I can definitely attest that this is very easy, and best of all it's just a git repo, so there's no special tooling required. The process was seamless when I upgraded my MacBook.

With that said, i did forget the commands, and had to lookup the article. I knew how it worked, a sort of redirected git repo usable from anywhere, and used with an alternate command, but I just didn't remember the commands offhand.

The nice thing is too, is that the initial setup of things like the "myconfig" command (I use `dot`) only requires being setup once, even after switching machines. Since a new machine just requires you to setup the git repo with a couple (hard to remember lol) commands, and then suddenly your `dot` command works "magically". Because of course, it's included in your dot files.

It really is magical, and shockingly simple. I've been using it for over a year now and am fully happy.


Not really. It's two commands on Linux, three on a mac. Or one, if you just put them in a script in the repo (which is how I do it, with a few extra lines to detect my environment and use the proper install option).

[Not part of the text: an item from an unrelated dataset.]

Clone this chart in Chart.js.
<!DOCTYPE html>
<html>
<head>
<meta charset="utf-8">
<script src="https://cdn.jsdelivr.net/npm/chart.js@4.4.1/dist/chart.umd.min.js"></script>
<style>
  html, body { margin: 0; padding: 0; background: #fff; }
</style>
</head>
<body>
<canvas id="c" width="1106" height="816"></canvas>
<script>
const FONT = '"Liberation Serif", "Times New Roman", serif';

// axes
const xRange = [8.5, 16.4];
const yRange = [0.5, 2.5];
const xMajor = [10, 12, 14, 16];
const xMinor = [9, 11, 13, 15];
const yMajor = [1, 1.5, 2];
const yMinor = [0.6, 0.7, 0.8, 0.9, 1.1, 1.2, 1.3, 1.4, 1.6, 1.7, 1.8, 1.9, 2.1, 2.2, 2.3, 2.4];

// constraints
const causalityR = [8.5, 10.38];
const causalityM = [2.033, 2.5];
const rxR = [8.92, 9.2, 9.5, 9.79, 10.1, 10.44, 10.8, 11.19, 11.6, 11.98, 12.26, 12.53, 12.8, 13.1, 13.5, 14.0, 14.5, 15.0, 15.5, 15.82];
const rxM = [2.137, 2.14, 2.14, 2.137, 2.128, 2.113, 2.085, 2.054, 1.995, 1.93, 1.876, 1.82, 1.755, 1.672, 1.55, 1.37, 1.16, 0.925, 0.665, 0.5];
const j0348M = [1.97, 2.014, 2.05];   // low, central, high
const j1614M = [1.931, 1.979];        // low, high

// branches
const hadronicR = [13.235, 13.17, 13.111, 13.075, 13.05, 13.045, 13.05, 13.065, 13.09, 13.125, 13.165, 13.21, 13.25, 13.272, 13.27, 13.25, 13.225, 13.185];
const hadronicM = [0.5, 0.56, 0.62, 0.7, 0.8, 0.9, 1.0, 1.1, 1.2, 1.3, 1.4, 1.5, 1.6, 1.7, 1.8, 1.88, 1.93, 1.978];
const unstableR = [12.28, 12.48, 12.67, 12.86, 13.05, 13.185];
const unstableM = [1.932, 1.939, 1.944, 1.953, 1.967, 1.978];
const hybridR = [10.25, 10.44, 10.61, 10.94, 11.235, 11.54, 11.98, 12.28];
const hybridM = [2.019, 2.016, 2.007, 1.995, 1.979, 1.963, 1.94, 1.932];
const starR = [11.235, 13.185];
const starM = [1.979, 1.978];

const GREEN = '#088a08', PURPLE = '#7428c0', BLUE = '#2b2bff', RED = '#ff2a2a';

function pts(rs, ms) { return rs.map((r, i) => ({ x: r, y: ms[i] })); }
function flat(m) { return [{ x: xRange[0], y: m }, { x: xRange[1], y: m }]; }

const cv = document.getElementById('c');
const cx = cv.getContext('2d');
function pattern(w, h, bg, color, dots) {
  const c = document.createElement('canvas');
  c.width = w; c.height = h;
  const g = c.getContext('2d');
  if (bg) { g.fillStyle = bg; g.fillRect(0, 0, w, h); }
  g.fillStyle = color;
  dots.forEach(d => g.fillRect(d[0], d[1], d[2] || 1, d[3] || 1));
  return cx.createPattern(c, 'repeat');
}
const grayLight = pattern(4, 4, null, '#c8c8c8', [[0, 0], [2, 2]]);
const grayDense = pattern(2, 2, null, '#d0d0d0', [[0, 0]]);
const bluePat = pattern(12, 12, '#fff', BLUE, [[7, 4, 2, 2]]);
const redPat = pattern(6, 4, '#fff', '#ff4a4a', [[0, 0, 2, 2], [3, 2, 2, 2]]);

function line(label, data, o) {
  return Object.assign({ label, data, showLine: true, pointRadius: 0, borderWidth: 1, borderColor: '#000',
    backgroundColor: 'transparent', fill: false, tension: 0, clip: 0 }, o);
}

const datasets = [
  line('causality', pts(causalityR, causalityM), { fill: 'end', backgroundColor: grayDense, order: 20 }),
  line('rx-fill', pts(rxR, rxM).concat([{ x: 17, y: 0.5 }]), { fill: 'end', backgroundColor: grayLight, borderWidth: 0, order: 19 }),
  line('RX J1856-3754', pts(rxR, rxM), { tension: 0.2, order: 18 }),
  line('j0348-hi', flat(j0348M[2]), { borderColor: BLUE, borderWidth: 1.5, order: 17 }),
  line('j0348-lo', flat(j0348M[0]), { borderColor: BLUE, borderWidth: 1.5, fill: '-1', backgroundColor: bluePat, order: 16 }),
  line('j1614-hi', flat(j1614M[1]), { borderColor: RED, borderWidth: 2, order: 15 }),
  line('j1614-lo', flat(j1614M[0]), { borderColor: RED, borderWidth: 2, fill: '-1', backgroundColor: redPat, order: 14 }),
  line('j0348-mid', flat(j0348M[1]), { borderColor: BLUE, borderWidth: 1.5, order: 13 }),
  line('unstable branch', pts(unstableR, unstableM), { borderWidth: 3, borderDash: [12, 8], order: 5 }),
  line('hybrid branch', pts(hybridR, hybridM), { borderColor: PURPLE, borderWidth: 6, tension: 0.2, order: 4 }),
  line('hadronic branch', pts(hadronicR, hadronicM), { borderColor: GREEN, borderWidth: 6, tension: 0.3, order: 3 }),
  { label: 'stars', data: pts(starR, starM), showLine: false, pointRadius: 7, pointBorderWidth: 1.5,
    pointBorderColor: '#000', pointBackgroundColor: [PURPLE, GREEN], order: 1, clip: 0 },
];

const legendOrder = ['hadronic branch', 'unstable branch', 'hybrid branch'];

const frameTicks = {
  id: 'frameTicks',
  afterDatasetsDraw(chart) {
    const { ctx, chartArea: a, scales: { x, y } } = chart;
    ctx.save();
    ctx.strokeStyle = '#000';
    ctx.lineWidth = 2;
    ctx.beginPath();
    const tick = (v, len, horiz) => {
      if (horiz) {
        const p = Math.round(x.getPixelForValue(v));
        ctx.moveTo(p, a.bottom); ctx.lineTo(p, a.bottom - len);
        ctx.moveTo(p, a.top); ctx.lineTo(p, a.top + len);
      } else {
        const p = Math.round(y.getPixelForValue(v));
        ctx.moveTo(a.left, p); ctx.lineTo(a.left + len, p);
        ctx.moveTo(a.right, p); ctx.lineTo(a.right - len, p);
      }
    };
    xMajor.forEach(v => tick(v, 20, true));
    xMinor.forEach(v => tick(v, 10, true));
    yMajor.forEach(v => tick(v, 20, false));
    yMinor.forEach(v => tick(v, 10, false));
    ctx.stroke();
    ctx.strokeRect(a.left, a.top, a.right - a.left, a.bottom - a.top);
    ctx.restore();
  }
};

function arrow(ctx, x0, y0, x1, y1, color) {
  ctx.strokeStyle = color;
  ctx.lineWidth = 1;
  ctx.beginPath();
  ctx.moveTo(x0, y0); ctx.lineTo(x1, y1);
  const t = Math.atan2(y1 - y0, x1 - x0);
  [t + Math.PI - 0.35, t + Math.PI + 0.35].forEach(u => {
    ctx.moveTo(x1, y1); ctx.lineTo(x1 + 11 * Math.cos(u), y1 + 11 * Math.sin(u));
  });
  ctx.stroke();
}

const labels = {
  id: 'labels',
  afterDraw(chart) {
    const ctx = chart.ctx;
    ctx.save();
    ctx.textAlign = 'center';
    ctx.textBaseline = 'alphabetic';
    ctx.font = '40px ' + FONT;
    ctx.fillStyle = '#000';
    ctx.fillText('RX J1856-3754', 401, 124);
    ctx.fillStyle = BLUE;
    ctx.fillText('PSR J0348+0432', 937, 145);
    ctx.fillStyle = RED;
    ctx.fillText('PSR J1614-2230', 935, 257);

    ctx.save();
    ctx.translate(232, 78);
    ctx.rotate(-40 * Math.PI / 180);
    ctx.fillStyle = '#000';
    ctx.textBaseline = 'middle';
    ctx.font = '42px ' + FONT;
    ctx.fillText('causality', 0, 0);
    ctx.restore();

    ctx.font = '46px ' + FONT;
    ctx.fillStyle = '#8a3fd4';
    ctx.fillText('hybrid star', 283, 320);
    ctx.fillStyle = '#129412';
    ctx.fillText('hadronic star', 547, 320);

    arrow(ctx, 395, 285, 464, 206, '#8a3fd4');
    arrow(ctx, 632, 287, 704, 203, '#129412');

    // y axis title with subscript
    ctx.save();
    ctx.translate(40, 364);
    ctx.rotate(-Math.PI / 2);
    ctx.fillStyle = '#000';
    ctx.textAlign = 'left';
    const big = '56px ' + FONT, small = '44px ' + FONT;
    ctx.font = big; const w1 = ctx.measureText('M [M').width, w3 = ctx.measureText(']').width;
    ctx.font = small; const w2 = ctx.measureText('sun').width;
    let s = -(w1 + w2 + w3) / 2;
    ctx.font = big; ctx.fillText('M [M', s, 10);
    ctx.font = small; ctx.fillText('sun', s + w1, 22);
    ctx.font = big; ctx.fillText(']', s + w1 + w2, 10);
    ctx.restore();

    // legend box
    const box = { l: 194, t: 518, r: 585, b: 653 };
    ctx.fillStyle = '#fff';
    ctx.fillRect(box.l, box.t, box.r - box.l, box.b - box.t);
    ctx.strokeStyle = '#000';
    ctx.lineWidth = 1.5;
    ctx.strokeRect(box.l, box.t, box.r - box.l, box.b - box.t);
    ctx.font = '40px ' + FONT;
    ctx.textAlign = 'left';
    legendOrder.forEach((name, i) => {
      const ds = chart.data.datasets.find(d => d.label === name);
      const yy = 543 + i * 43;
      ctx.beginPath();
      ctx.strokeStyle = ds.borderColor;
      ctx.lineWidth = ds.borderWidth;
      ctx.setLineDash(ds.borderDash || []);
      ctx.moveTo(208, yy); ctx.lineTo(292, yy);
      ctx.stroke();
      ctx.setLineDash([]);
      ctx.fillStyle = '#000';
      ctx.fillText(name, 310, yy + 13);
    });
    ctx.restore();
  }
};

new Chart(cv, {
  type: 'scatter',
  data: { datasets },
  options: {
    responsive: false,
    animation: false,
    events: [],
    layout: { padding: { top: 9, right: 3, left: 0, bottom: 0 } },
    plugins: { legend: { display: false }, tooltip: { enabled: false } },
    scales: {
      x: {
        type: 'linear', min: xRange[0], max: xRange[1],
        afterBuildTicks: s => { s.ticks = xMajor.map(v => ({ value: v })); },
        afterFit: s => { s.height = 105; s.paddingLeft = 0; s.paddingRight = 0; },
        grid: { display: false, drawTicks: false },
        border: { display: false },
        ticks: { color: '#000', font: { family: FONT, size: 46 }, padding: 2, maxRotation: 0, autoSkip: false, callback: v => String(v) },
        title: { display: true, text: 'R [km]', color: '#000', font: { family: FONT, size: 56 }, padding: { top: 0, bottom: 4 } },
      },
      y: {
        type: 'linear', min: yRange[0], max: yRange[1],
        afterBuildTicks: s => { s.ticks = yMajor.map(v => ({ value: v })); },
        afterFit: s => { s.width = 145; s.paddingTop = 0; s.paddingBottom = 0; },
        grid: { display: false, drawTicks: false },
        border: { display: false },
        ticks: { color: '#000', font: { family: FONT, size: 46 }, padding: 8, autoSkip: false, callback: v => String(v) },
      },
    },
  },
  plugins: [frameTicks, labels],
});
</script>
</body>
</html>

    ruby -e "$(curl -fsSL https://raw.githubusercontent.com/Homebrew/install/master/install)"
    brew install stow
    stow *
or

    apt-get install stow
    stow -v *


I think having to have that special git alias just bugs me as being a bit unnecessarily complex, but different strokes for different folks I suppose.

FWIW I don't actually use stow, I just wrote a simple Python script to do it[0]. It doesn't handle deleting things but it just means I don't have to mess about having a special non-standard git repo in $HOME, I can just treat my dotfiles like any other git project I have.